>> BEGIN Entries provided

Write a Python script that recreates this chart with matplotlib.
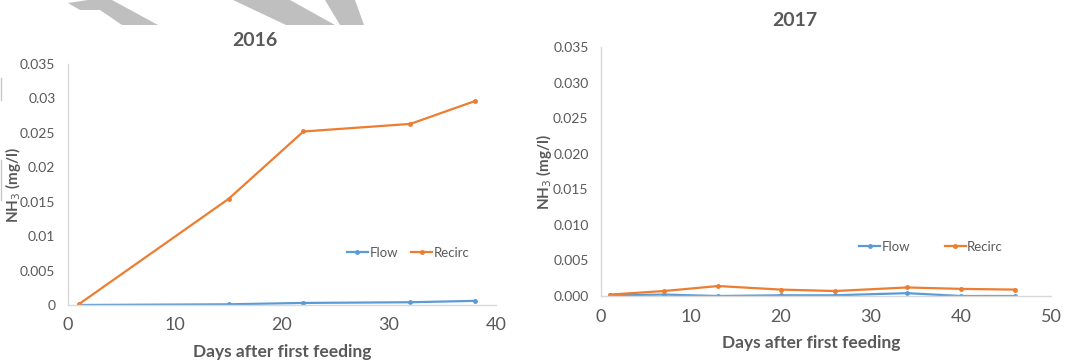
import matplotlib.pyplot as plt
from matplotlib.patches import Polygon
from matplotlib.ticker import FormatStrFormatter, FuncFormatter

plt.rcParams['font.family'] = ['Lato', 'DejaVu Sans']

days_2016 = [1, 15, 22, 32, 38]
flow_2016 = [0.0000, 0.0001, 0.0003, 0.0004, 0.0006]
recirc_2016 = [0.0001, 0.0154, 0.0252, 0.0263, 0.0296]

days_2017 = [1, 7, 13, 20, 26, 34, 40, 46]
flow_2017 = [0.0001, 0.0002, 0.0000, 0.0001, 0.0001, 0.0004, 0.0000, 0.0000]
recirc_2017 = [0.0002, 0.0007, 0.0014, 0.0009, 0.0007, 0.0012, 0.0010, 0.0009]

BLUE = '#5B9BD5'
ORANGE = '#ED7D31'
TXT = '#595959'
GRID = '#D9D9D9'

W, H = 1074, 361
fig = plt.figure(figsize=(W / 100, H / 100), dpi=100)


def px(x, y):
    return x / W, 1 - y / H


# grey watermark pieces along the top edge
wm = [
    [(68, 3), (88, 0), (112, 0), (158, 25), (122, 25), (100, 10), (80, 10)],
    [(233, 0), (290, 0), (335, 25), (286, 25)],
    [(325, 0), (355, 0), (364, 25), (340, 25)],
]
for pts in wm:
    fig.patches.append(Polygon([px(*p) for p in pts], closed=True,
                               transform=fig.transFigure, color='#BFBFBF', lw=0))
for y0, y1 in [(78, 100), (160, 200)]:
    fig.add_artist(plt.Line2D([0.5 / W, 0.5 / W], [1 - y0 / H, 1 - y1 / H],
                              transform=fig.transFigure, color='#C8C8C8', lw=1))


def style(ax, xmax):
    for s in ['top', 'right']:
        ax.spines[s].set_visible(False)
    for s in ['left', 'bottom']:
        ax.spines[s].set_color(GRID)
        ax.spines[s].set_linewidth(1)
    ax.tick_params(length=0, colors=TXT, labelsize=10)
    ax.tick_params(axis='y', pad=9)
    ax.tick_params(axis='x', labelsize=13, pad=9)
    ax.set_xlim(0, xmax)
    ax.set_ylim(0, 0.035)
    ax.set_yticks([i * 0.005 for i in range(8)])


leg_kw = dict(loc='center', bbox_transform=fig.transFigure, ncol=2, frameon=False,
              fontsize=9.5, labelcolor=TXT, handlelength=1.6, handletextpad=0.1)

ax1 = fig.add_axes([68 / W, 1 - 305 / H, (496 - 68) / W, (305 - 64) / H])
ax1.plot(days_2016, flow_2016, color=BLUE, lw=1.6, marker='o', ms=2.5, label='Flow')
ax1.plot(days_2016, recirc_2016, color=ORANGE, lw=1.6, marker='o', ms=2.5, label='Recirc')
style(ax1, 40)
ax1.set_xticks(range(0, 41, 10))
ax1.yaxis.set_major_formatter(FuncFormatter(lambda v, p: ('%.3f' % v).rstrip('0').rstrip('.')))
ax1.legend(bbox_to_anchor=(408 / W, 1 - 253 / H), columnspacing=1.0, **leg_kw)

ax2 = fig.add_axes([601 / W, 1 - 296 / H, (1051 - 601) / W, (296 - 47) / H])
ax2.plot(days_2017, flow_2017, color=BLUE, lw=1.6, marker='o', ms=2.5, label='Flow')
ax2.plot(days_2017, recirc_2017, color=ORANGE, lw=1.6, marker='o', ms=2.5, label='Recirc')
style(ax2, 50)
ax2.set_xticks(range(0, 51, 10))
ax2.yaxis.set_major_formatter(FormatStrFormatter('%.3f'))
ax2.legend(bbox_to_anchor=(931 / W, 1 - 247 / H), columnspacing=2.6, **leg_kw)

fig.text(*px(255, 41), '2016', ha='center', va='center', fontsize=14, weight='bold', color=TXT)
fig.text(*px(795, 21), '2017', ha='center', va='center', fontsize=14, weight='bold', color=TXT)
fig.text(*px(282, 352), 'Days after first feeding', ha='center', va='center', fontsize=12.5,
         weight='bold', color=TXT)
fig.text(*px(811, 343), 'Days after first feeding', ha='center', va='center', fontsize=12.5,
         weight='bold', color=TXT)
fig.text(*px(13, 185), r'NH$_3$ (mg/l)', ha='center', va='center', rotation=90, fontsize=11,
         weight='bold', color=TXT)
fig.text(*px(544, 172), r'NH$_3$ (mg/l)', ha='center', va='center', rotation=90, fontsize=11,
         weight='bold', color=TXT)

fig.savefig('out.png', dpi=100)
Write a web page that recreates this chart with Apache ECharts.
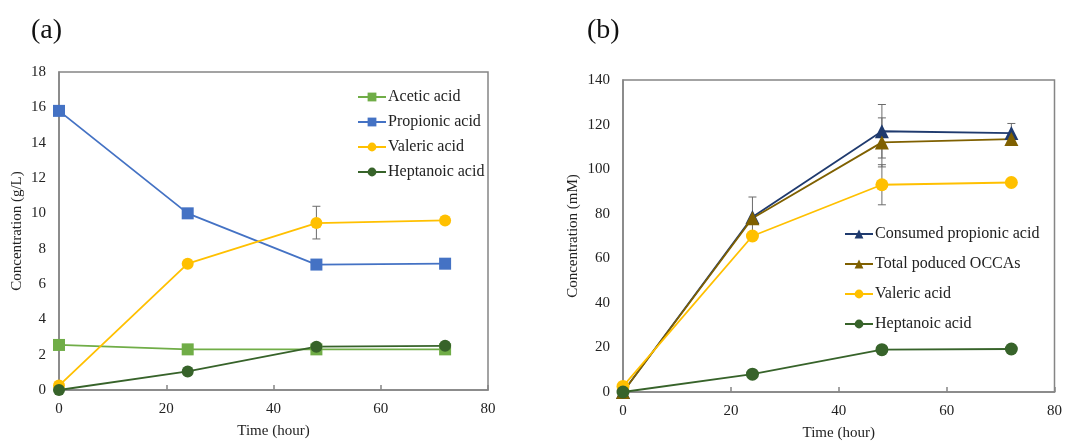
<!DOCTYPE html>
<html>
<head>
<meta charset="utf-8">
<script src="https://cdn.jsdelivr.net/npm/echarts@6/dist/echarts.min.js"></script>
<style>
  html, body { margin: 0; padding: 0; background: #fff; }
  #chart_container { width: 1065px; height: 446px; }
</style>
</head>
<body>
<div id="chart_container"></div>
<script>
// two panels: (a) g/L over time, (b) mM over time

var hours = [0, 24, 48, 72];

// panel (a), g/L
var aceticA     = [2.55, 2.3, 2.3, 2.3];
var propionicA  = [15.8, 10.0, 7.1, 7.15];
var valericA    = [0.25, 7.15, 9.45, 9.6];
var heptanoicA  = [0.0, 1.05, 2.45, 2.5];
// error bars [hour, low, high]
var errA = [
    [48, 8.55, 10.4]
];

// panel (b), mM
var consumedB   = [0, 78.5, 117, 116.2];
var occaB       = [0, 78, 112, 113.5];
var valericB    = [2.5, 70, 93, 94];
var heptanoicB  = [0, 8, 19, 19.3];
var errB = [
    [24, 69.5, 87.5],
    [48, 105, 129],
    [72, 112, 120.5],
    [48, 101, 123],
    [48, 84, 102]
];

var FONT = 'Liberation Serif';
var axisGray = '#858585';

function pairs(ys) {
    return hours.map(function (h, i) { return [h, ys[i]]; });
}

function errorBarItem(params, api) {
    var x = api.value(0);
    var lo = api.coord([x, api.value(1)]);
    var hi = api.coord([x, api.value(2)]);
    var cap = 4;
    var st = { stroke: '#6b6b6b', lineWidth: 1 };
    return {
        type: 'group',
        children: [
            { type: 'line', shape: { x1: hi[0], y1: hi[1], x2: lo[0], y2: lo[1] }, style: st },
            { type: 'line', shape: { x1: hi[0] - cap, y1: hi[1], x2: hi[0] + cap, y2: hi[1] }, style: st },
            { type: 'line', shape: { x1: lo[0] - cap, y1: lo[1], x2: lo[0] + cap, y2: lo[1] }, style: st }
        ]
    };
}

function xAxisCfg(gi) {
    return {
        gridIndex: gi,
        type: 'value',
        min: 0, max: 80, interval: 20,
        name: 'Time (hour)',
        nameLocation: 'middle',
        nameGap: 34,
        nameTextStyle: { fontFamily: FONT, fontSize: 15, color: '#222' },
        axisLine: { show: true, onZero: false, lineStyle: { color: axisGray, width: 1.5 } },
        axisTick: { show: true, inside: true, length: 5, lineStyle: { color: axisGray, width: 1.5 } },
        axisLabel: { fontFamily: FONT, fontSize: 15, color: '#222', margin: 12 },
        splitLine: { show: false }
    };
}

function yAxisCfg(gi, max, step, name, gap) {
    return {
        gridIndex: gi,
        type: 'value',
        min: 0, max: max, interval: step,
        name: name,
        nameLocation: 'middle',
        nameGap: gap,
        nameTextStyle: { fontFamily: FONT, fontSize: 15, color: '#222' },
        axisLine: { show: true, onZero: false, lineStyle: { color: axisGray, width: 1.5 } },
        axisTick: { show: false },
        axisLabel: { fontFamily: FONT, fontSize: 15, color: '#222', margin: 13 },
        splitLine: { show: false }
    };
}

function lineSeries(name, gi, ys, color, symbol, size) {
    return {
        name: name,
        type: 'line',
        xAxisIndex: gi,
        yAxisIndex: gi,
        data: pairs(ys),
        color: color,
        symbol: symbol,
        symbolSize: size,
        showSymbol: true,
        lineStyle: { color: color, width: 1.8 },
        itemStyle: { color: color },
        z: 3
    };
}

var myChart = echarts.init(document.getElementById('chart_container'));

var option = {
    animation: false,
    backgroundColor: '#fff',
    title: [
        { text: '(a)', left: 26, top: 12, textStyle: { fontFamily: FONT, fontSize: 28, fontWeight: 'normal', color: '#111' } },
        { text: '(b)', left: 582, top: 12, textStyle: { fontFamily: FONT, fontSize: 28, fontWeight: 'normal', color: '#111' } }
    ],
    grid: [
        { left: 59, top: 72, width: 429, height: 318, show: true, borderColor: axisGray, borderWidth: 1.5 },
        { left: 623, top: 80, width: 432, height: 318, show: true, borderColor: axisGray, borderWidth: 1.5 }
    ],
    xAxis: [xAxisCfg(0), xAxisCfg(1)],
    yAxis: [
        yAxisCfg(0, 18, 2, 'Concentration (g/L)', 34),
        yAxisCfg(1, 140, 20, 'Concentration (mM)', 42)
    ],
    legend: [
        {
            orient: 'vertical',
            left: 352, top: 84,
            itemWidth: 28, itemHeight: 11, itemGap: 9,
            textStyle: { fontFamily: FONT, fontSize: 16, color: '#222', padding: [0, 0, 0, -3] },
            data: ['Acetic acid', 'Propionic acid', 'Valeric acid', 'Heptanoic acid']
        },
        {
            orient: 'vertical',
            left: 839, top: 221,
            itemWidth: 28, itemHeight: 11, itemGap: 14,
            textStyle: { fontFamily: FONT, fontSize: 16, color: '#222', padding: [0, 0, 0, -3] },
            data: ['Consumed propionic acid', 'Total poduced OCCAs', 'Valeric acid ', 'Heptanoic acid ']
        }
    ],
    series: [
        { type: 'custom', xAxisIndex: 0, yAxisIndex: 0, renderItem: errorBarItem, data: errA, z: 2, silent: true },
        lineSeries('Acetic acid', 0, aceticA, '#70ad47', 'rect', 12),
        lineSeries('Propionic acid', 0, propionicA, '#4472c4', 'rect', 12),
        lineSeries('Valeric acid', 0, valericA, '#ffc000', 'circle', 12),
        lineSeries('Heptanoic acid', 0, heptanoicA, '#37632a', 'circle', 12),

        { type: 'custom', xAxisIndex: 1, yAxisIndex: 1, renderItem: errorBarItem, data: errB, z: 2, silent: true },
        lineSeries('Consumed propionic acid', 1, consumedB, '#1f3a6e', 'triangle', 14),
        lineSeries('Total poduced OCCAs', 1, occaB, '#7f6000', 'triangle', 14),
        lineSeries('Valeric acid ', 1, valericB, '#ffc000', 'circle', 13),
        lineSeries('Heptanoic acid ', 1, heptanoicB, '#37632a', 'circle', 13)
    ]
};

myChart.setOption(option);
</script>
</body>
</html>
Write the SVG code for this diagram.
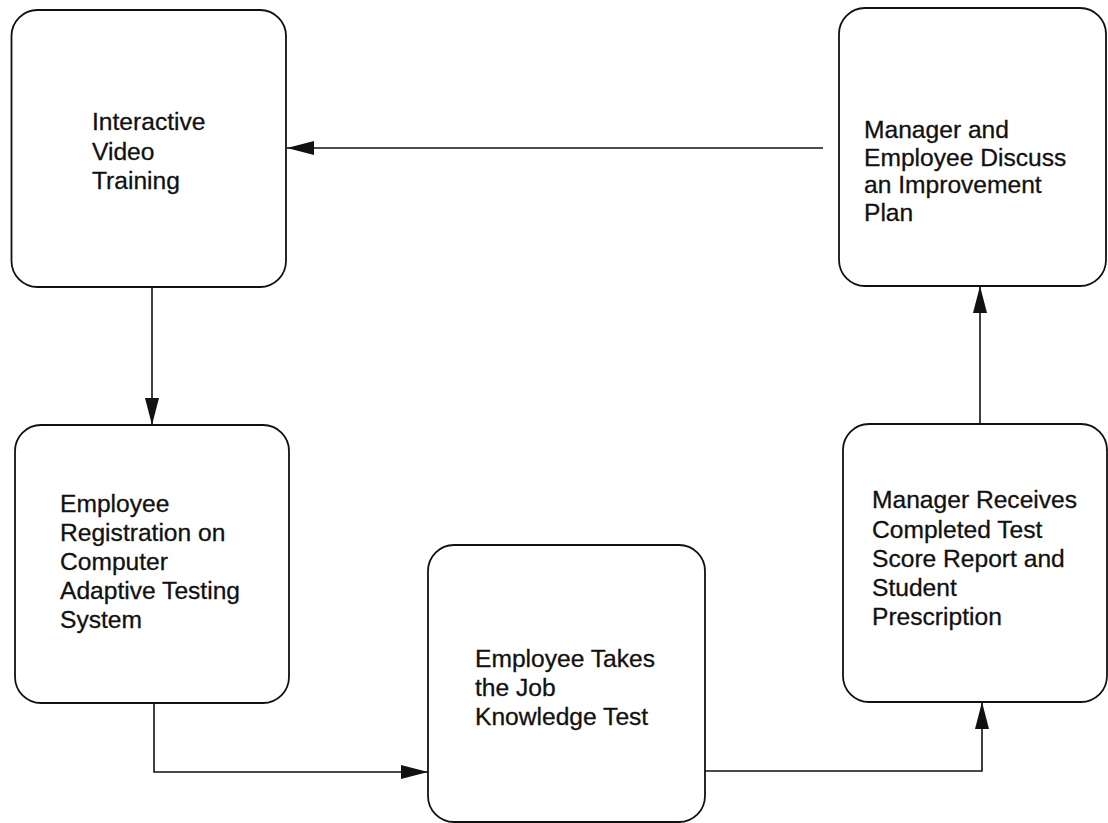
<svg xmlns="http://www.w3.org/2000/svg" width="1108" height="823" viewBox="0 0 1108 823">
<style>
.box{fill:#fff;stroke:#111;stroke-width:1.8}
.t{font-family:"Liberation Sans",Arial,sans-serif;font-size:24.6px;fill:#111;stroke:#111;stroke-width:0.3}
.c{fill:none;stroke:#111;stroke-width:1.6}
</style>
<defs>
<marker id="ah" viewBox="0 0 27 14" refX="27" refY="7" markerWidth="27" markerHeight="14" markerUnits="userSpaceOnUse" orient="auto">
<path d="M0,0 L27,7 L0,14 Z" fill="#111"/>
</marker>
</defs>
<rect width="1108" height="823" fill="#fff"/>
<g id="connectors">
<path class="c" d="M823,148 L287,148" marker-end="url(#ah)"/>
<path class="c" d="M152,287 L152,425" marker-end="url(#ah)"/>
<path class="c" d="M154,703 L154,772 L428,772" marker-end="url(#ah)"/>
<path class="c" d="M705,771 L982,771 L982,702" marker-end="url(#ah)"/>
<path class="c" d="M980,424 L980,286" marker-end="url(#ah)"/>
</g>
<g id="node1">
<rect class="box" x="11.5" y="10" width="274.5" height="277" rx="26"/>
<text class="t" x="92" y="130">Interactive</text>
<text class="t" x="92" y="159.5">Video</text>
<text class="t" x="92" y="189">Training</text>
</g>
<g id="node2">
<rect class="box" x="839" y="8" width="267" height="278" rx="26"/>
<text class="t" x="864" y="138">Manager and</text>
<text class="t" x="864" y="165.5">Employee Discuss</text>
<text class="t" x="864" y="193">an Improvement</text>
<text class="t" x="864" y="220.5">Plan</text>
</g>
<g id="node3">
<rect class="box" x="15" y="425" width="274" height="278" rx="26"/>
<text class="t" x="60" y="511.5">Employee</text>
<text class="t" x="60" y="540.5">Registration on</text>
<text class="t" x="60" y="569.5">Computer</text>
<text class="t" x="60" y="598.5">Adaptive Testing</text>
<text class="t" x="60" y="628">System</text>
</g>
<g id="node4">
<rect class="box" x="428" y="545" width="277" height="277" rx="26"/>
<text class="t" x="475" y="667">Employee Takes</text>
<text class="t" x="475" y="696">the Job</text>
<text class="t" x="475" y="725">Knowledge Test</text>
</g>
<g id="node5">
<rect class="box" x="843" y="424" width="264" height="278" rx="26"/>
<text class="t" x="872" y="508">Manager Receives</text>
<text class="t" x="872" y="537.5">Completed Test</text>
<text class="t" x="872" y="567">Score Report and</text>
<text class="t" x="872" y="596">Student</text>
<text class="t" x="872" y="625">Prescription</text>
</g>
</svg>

>> END Entries provided

◆ **Task**: Report how many lines in the data include the word "with", and give nothing but the count.

◆ **Output**: 2